The auto-generated layer and path provenance fields have been present since early 3.x, so the merge behavior is stable across every version above.

Troubleshooting

  • Layers do not have the same geometry type. One file is a different type (e.g. a points file mixed in with polygons). Filter by geometry before merging, or run separate merges per type.
  • Merge runs but a file's features are missing. That layer failed validity and was skipped — check the console for the skip message and inspect the file with ogrinfo.
  • Field names look truncated or mangled. You wrote to a shapefile output. Use a .gpkg destination to keep full names.
  • Everything reprojected unexpectedly. The CRS parameter forces a target projection. Set it to the CRS of your inputs if you do not want reprojection.
  • No shapefiles found. The glob pattern or path is wrong. Confirm with list(Path(source_dir).glob("*.shp")), and use rglob if files sit in subfolders.

Conclusion

Merging shapefiles in PyQGIS comes down to three moves: glob the folder with pathlib to gather inputs reproducibly, run native:mergevectorlayers with a forced CRS so projections and schemas reconcile in one pass, and write the union to a GeoPackage to escape shapefile limits. The algorithm's automatic layer/path fields give you provenance for free, and validity checks keep one bad file from sinking the whole batch — making this pattern dependable from a handful of tiles to hundreds of survey exports.
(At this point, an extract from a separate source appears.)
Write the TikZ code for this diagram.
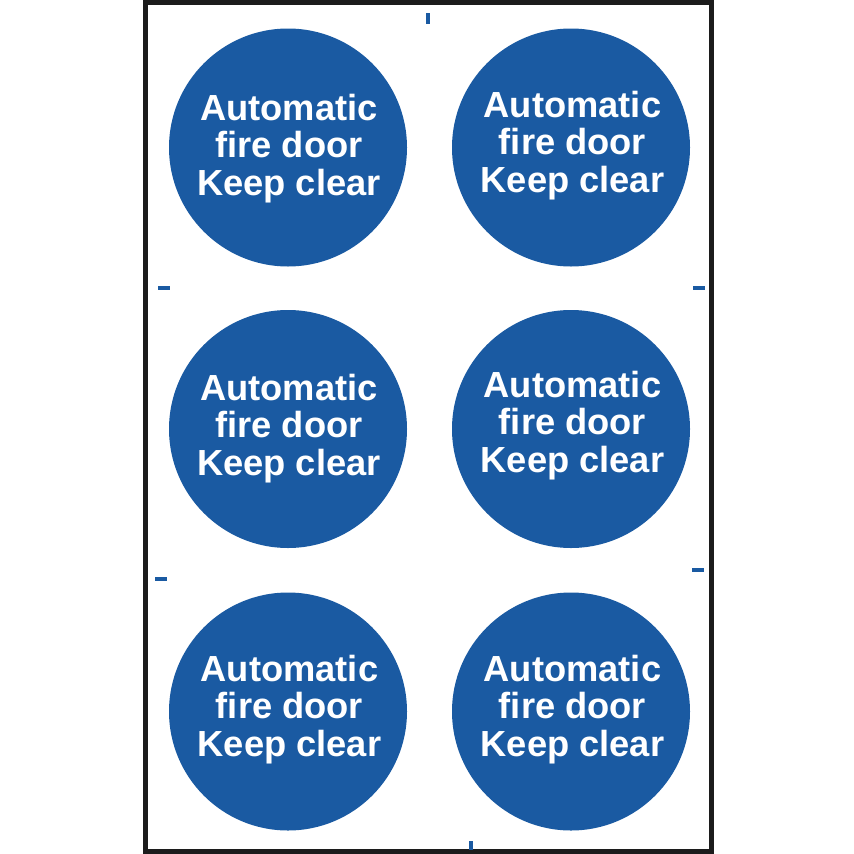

Frequently Asked Questions

Can I merge shapefiles with different attribute columns? Yes. native:mergevectorlayers unions all columns and fills missing values with NULL. Conflicting types for the same field name may be kept separately, so standardize types first if a downstream tool needs one typed column.

How do I know which file each feature came from? The algorithm adds layer and path fields automatically, recording the source layer name and full path for every feature. You can derive a cleaner source code from these with the field calculator.

Do all the shapefiles need the same CRS? No. Set the CRS parameter to your target projection and the algorithm reprojects any non-matching input during the merge, producing one consistently projected output.

Should I output a shapefile or a GeoPackage? Prefer GeoPackage. It avoids the 10-character field-name truncation, the 2 GB size cap, and the multi-file sprawl of shapefiles, and it stores everything in a single portable file.